“It’s only because of their stupidity that they’re able to be so sure of themselves.”
The Trial gets 2 out of 3 “Good Intentions for 2019” points – it was bought in a charity shop, it is not something I’d normally read (more on that later), but it’s not written by a woman.
Instead, it was written by Franz Kafka, for whom I have always had a soft spot in my literary soul.
First of all, he writes really weird, out there stuff. The Metamorphosis is about a guy who wakes up one day to find himself turned into a beetle. I mean, the word ‘kafkaesque’ was literally invented to deal with his works. But it shows how great of a writer he is that you totally buy into this. The Trial is no exception to the ‘weird assumption, but okay’ rule, but I’ll talk more about that in a moment.
Before that, I want to tell you that if you know nothing else about Franz Kafka’s life (and it is a life worth knowing more about), it is that he was an insurance clerk in Prague. His writing had to be done in his spare time. I don’t know why this fact matters so much to me, but it does.
(Did you know that Einstein was working as a clerk at the patent office when he came up with the Theory of Relativity? Same energy.)
So. The Trial.
Everything you need to know about this book comes in the very first sentence.
“Somebody must have made a false accusation against Josef K., for he was arrested one morning without having done anything wrong.”
That’s absurd, you think. How can you be arrested like that. And indeed, that’s what Josef K. thinks, too. He then gets put before a tribunal, which explains that for now, he will be ‘set free’, but he will need to attend his court dates. Nobody tells him what exactly it is he is accused of, or by whom, or what his rights are.
It is the opposite of the Rule of Law and yet the jailers and justices give the entire act an undeniable air of respectability. The authority is remote and inaccessible, but cannot be questioned.
The book then follows Josef K. over the next year of his life. You see how at first, he doesn’t take the whole thing seriously (who would?), and then, bit by bit, how he submits to his fate and accepts the punishment.

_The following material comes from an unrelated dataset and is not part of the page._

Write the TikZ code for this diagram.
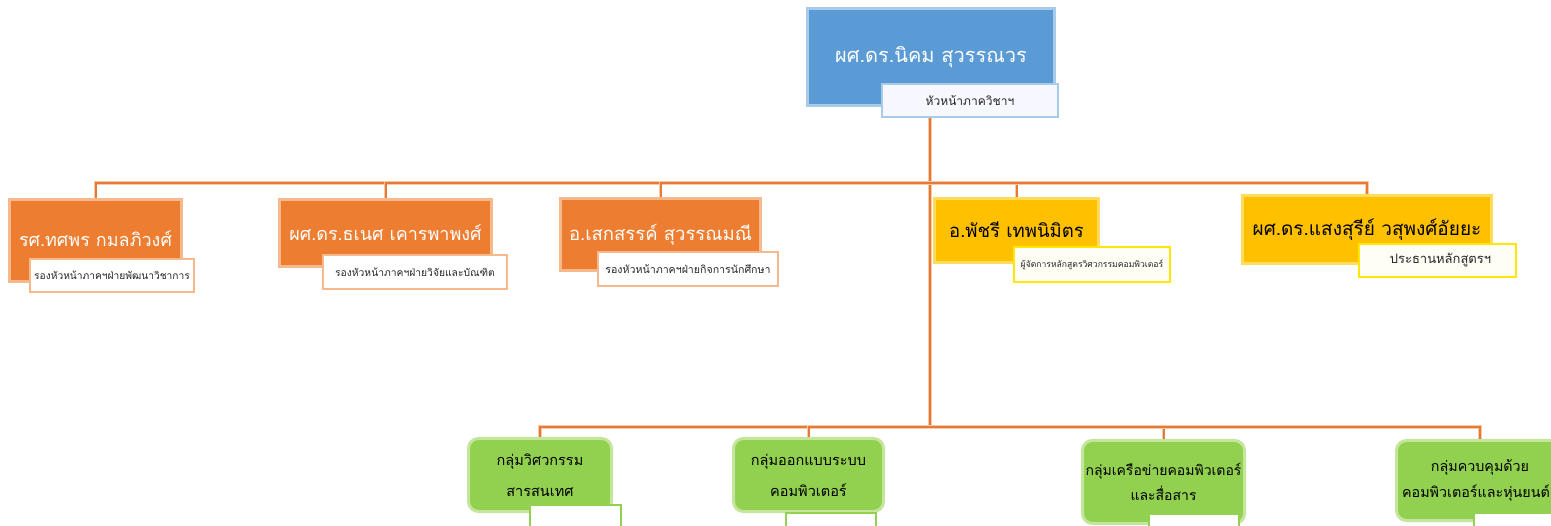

But what strikes me as the most important actor in this book is not even Josef K – it is the authorities who put him on trial. They are never seen – all the justices and clerks and lawyers constantly repeat and emphasize that it is not them who are in charge, it’s someone else, some intangible.
And it is this contrast between the vague authorities and the very real consequences for Josef K. that make this an endlessly fascinating read.
But, I have to say this – I didn’t like reading this book. Not because it isn’t good – it is very good, in fact. But it unsettles you deeply. You can’t help but wonder what you would do if you found yourself in the same situation, and that of course means you think it could happen to you, too.
We all hope to be the heroes of our stories, we like to believe that we would do it differently, that we would fight, or laugh, or ignore it – but K.’s final acceptance of his fate is the more realistic outcome, if we are being honest with ourselves.
K never found out what he was accused of – but it doesn’t matter, because he accepted his guilt. I had to remind myself that Kafka was Jewish, because this acceptance of guilt – the presumption that you are born in sin and cannot be redeemed – is at the very centre of Catholicism.
The Trial must have attracted an endless streams of essays. It is a book that English teachers love, because it’s easily accessible, has a moral point to it, and can be interpreted widely. Which is a pity, because I think a lot of people read this in school, and never again. Whereas it is a book that should be read widely, constantly, by citizens. Because the central point – what I took away from my lecture – is the relationship between the state and the individual, and how there is an inherent power imbalance between those two actors.
It could happen to you too, Kafka says, and at the end of The Trial, you see no reason to disagree.